=== DATASET EXTRACT ===

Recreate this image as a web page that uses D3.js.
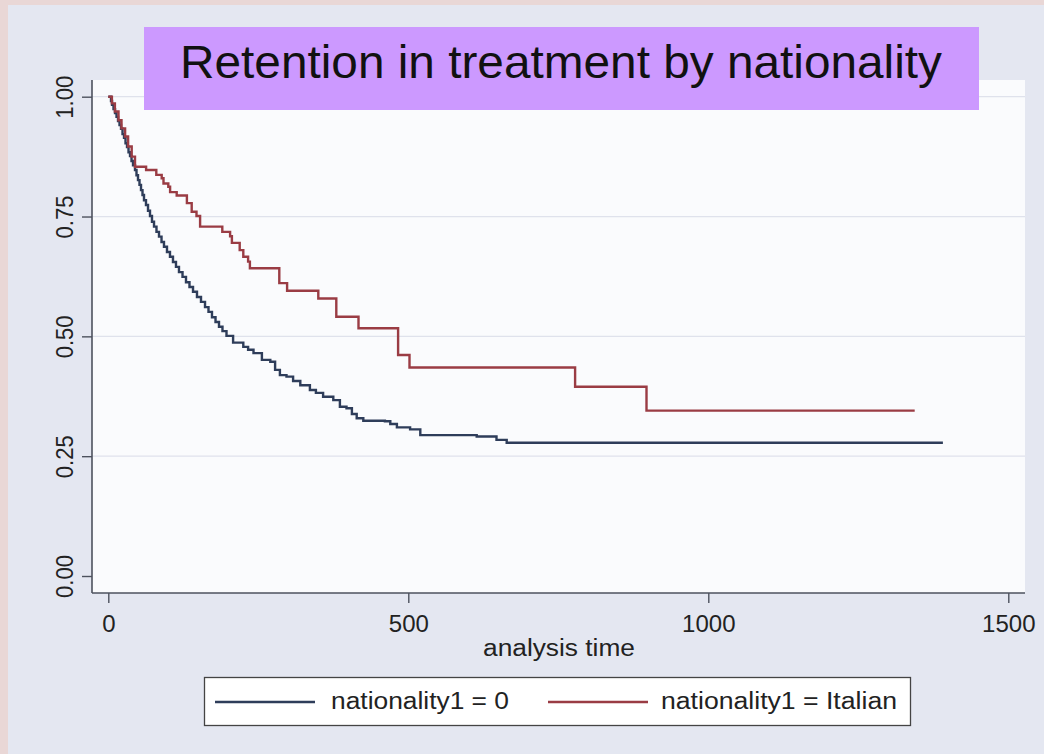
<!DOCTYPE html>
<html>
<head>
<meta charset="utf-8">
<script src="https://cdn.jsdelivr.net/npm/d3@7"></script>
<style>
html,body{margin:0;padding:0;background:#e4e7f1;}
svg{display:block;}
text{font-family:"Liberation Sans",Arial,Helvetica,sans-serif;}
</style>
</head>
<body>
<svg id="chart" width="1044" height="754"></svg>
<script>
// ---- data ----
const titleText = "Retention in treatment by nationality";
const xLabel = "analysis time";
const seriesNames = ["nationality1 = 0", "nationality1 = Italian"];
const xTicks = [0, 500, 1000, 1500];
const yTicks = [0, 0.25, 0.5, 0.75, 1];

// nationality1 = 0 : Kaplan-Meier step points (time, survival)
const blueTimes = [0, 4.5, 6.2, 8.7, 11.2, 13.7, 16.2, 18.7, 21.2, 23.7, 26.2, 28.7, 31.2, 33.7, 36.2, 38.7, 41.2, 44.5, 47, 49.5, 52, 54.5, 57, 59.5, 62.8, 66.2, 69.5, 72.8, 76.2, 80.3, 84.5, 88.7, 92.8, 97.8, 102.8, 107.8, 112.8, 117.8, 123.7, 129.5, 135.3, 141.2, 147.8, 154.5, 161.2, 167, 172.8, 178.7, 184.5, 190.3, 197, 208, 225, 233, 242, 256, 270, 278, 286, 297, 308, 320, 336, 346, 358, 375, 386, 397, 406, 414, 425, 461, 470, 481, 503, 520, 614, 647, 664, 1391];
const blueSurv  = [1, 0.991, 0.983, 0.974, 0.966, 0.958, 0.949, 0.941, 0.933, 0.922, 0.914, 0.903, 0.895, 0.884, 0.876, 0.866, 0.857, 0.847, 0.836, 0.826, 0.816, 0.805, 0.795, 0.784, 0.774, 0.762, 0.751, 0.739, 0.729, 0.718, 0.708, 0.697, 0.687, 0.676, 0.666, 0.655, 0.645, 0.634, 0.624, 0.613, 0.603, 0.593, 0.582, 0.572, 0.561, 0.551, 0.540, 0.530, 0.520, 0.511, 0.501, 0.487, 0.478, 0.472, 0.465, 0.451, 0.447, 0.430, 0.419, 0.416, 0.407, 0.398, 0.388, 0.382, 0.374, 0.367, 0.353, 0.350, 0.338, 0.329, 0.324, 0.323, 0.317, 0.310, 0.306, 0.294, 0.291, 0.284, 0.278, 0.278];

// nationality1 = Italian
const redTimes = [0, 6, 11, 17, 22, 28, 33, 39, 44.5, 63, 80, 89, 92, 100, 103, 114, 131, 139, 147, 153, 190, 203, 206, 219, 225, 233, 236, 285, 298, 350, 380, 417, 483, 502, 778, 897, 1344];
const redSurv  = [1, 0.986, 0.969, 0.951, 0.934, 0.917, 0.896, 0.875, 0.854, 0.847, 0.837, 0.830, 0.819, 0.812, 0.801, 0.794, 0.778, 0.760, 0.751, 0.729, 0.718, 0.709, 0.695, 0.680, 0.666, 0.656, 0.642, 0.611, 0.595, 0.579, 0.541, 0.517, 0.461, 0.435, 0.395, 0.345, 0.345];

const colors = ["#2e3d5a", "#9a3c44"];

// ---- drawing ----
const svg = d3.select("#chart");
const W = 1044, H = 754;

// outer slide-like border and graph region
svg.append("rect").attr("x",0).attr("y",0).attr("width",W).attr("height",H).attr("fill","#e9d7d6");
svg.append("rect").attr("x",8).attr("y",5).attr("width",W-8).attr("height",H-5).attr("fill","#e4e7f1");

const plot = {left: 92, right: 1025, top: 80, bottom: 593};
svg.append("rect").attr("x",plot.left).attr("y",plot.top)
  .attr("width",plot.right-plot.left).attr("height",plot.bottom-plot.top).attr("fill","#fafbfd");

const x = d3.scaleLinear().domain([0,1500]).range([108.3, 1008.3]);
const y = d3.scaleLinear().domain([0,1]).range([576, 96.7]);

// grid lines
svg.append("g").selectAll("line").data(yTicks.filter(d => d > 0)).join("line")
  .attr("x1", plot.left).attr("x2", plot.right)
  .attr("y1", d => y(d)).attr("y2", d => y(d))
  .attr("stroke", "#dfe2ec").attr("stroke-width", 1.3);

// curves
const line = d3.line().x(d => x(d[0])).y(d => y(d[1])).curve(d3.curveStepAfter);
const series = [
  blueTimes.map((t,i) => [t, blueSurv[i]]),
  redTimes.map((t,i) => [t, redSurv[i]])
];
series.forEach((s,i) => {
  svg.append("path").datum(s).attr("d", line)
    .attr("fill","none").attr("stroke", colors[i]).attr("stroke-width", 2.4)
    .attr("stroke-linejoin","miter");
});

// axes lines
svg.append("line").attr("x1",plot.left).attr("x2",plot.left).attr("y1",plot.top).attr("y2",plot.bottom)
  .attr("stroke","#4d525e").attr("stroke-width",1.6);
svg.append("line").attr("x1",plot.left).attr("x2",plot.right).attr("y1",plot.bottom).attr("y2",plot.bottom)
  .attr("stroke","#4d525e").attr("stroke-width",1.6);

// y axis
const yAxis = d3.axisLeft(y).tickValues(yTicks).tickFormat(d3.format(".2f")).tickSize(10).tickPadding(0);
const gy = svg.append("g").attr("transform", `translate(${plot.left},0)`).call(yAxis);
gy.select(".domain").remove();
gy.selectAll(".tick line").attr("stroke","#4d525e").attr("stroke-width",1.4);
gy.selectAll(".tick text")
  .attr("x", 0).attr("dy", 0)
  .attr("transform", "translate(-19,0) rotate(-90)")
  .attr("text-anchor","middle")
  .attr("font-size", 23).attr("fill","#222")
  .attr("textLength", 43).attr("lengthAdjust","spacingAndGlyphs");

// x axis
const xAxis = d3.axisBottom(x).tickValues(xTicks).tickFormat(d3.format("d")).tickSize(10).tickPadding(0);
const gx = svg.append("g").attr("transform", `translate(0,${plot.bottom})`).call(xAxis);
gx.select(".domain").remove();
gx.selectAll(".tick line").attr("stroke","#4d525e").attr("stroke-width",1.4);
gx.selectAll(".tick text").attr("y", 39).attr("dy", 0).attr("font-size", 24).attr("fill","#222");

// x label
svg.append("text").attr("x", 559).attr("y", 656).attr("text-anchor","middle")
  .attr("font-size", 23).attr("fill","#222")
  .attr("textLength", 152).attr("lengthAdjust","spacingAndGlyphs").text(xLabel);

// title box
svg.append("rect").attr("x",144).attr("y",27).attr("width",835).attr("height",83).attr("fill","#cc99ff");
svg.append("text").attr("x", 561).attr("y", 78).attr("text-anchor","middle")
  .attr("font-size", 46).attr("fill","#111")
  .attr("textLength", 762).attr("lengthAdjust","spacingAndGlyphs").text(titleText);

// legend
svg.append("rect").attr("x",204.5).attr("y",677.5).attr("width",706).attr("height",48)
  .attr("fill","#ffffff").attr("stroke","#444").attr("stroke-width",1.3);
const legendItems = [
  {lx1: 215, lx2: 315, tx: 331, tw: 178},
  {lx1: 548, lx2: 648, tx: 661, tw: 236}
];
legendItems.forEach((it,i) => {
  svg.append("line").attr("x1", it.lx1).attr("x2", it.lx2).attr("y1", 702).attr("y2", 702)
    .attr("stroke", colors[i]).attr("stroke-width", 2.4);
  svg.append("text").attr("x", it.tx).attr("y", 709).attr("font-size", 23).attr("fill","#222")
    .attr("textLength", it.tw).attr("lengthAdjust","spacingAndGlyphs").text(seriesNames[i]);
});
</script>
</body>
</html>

===

▶ **TASK DIRECTIONS**:
Reproduce every line of the material precisely, omitting its pictures.

▶ **SOLUTION TO THE EXERCISE**:
Recreate this image as a web page that uses D3.js.
<!DOCTYPE html>
<html>
<head>
<meta charset="utf-8">
<script src="https://cdn.jsdelivr.net/npm/d3@7"></script>
<style>
html,body{margin:0;padding:0;background:#e4e7f1;}
svg{display:block;}
text{font-family:"Liberation Sans",Arial,Helvetica,sans-serif;}
</style>
</head>
<body>
<svg id="chart" width="1044" height="754"></svg>
<script>
// ---- data ----
const titleText = "Retention in treatment by nationality";
const xLabel = "analysis time";
const seriesNames = ["nationality1 = 0", "nationality1 = Italian"];
const xTicks = [0, 500, 1000, 1500];
const yTicks = [0, 0.25, 0.5, 0.75, 1];

// nationality1 = 0 : Kaplan-Meier step points (time, survival)
const blueTimes = [0, 4.5, 6.2, 8.7, 11.2, 13.7, 16.2, 18.7, 21.2, 23.7, 26.2, 28.7, 31.2, 33.7, 36.2, 38.7, 41.2, 44.5, 47, 49.5, 52, 54.5, 57, 59.5, 62.8, 66.2, 69.5, 72.8, 76.2, 80.3, 84.5, 88.7, 92.8, 97.8, 102.8, 107.8, 112.8, 117.8, 123.7, 129.5, 135.3, 141.2, 147.8, 154.5, 161.2, 167, 172.8, 178.7, 184.5, 190.3, 197, 208, 225, 233, 242, 256, 270, 278, 286, 297, 308, 320, 336, 346, 358, 375, 386, 397, 406, 414, 425, 461, 470, 481, 503, 520, 614, 647, 664, 1391];
const blueSurv  = [1, 0.991, 0.983, 0.974, 0.966, 0.958, 0.949, 0.941, 0.933, 0.922, 0.914, 0.903, 0.895, 0.884, 0.876, 0.866, 0.857, 0.847, 0.836, 0.826, 0.816, 0.805, 0.795, 0.784, 0.774, 0.762, 0.751, 0.739, 0.729, 0.718, 0.708, 0.697, 0.687, 0.676, 0.666, 0.655, 0.645, 0.634, 0.624, 0.613, 0.603, 0.593, 0.582, 0.572, 0.561, 0.551, 0.540, 0.530, 0.520, 0.511, 0.501, 0.487, 0.478, 0.472, 0.465, 0.451, 0.447, 0.430, 0.419, 0.416, 0.407, 0.398, 0.388, 0.382, 0.374, 0.367, 0.353, 0.350, 0.338, 0.329, 0.324, 0.323, 0.317, 0.310, 0.306, 0.294, 0.291, 0.284, 0.278, 0.278];

// nationality1 = Italian
const redTimes = [0, 6, 11, 17, 22, 28, 33, 39, 44.5, 63, 80, 89, 92, 100, 103, 114, 131, 139, 147, 153, 190, 203, 206, 219, 225, 233, 236, 285, 298, 350, 380, 417, 483, 502, 778, 897, 1344];
const redSurv  = [1, 0.986, 0.969, 0.951, 0.934, 0.917, 0.896, 0.875, 0.854, 0.847, 0.837, 0.830, 0.819, 0.812, 0.801, 0.794, 0.778, 0.760, 0.751, 0.729, 0.718, 0.709, 0.695, 0.680, 0.666, 0.656, 0.642, 0.611, 0.595, 0.579, 0.541, 0.517, 0.461, 0.435, 0.395, 0.345, 0.345];

const colors = ["#2e3d5a", "#9a3c44"];

// ---- drawing ----
const svg = d3.select("#chart");
const W = 1044, H = 754;

// outer slide-like border and graph region
svg.append("rect").attr("x",0).attr("y",0).attr("width",W).attr("height",H).attr("fill","#e9d7d6");
svg.append("rect").attr("x",8).attr("y",5).attr("width",W-8).attr("height",H-5).attr("fill","#e4e7f1");

const plot = {left: 92, right: 1025, top: 80, bottom: 593};
svg.append("rect").attr("x",plot.left).attr("y",plot.top)
  .attr("width",plot.right-plot.left).attr("height",plot.bottom-plot.top).attr("fill","#fafbfd");

const x = d3.scaleLinear().domain([0,1500]).range([108.3, 1008.3]);
const y = d3.scaleLinear().domain([0,1]).range([576, 96.7]);

// grid lines
svg.append("g").selectAll("line").data(yTicks.filter(d => d > 0)).join("line")
  .attr("x1", plot.left).attr("x2", plot.right)
  .attr("y1", d => y(d)).attr("y2", d => y(d))
  .attr("stroke", "#dfe2ec").attr("stroke-width", 1.3);

// curves
const line = d3.line().x(d => x(d[0])).y(d => y(d[1])).curve(d3.curveStepAfter);
const series = [
  blueTimes.map((t,i) => [t, blueSurv[i]]),
  redTimes.map((t,i) => [t, redSurv[i]])
];
series.forEach((s,i) => {
  svg.append("path").datum(s).attr("d", line)
    .attr("fill","none").attr("stroke", colors[i]).attr("stroke-width", 2.4)
    .attr("stroke-linejoin","miter");
});

// axes lines
svg.append("line").attr("x1",plot.left).attr("x2",plot.left).attr("y1",plot.top).attr("y2",plot.bottom)
  .attr("stroke","#4d525e").attr("stroke-width",1.6);
svg.append("line").attr("x1",plot.left).attr("x2",plot.right).attr("y1",plot.bottom).attr("y2",plot.bottom)
  .attr("stroke","#4d525e").attr("stroke-width",1.6);

// y axis
const yAxis = d3.axisLeft(y).tickValues(yTicks).tickFormat(d3.format(".2f")).tickSize(10).tickPadding(0);
const gy = svg.append("g").attr("transform", `translate(${plot.left},0)`).call(yAxis);
gy.select(".domain").remove();
gy.selectAll(".tick line").attr("stroke","#4d525e").attr("stroke-width",1.4);
gy.selectAll(".tick text")
  .attr("x", 0).attr("dy", 0)
  .attr("transform", "translate(-19,0) rotate(-90)")
  .attr("text-anchor","middle")
  .attr("font-size", 23).attr("fill","#222")
  .attr("textLength", 43).attr("lengthAdjust","spacingAndGlyphs");

// x axis
const xAxis = d3.axisBottom(x).tickValues(xTicks).tickFormat(d3.format("d")).tickSize(10).tickPadding(0);
const gx = svg.append("g").attr("transform", `translate(0,${plot.bottom})`).call(xAxis);
gx.select(".domain").remove();
gx.selectAll(".tick line").attr("stroke","#4d525e").attr("stroke-width",1.4);
gx.selectAll(".tick text").attr("y", 39).attr("dy", 0).attr("font-size", 24).attr("fill","#222");

// x label
svg.append("text").attr("x", 559).attr("y", 656).attr("text-anchor","middle")
  .attr("font-size", 23).attr("fill","#222")
  .attr("textLength", 152).attr("lengthAdjust","spacingAndGlyphs").text(xLabel);

// title box
svg.append("rect").attr("x",144).attr("y",27).attr("width",835).attr("height",83).attr("fill","#cc99ff");
svg.append("text").attr("x", 561).attr("y", 78).attr("text-anchor","middle")
  .attr("font-size", 46).attr("fill","#111")
  .attr("textLength", 762).attr("lengthAdjust","spacingAndGlyphs").text(titleText);

// legend
svg.append("rect").attr("x",204.5).attr("y",677.5).attr("width",706).attr("height",48)
  .attr("fill","#ffffff").attr("stroke","#444").attr("stroke-width",1.3);
const legendItems = [
  {lx1: 215, lx2: 315, tx: 331, tw: 178},
  {lx1: 548, lx2: 648, tx: 661, tw: 236}
];
legendItems.forEach((it,i) => {
  svg.append("line").attr("x1", it.lx1).attr("x2", it.lx2).attr("y1", 702).attr("y2", 702)
    .attr("stroke", colors[i]).attr("stroke-width", 2.4);
  svg.append("text").attr("x", it.tx).attr("y", 709).attr("font-size", 23).attr("fill","#222")
    .attr("textLength", it.tw).attr("lengthAdjust","spacingAndGlyphs").text(seriesNames[i]);
});
</script>
</body>
</html>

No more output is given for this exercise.